== AIM OF THE TASK ==
Exact reproduction of the data is required, with images excluded.
• • •
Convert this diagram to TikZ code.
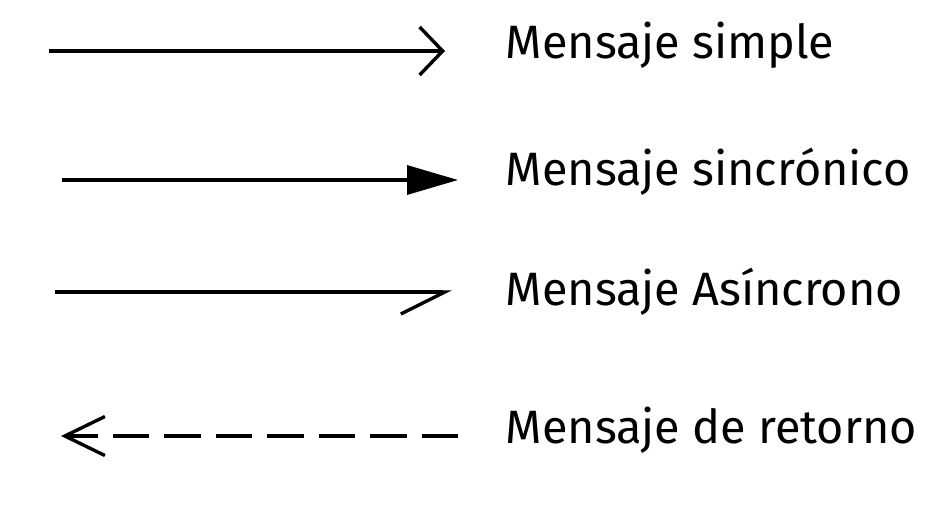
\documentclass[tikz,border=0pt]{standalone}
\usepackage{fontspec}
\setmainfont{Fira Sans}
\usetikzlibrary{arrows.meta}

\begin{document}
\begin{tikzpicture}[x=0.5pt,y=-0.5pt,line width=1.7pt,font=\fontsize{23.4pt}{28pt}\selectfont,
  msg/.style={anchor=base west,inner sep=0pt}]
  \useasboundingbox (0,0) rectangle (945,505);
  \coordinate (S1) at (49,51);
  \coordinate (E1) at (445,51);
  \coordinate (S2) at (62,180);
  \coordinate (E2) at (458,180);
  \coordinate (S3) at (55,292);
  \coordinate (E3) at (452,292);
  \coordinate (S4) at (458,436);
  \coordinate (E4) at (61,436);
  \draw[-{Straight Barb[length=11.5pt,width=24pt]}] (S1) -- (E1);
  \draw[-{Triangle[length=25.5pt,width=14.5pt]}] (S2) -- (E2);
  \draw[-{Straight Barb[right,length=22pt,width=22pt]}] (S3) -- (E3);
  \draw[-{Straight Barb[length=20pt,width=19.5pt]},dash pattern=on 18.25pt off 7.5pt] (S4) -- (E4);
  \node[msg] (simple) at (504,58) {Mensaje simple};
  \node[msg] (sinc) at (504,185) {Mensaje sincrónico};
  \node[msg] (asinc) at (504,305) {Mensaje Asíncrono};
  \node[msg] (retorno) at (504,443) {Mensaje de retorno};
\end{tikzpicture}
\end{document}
• • •
== RESULT OF THE EXERCISE ==
Convert this diagram to TikZ code.
\documentclass[tikz,border=0pt]{standalone}
\usepackage{fontspec}
\setmainfont{Fira Sans}
\usetikzlibrary{arrows.meta}

\begin{document}
\begin{tikzpicture}[x=0.5pt,y=-0.5pt,line width=1.7pt,font=\fontsize{23.4pt}{28pt}\selectfont,
  msg/.style={anchor=base west,inner sep=0pt}]
  \useasboundingbox (0,0) rectangle (945,505);
  \coordinate (S1) at (49,51);
  \coordinate (E1) at (445,51);
  \coordinate (S2) at (62,180);
  \coordinate (E2) at (458,180);
  \coordinate (S3) at (55,292);
  \coordinate (E3) at (452,292);
  \coordinate (S4) at (458,436);
  \coordinate (E4) at (61,436);
  \draw[-{Straight Barb[length=11.5pt,width=24pt]}] (S1) -- (E1);
  \draw[-{Triangle[length=25.5pt,width=14.5pt]}] (S2) -- (E2);
  \draw[-{Straight Barb[right,length=22pt,width=22pt]}] (S3) -- (E3);
  \draw[-{Straight Barb[length=20pt,width=19.5pt]},dash pattern=on 18.25pt off 7.5pt] (S4) -- (E4);
  \node[msg] (simple) at (504,58) {Mensaje simple};
  \node[msg] (sinc) at (504,185) {Mensaje sincrónico};
  \node[msg] (asinc) at (504,305) {Mensaje Asíncrono};
  \node[msg] (retorno) at (504,443) {Mensaje de retorno};
\end{tikzpicture}
\end{document}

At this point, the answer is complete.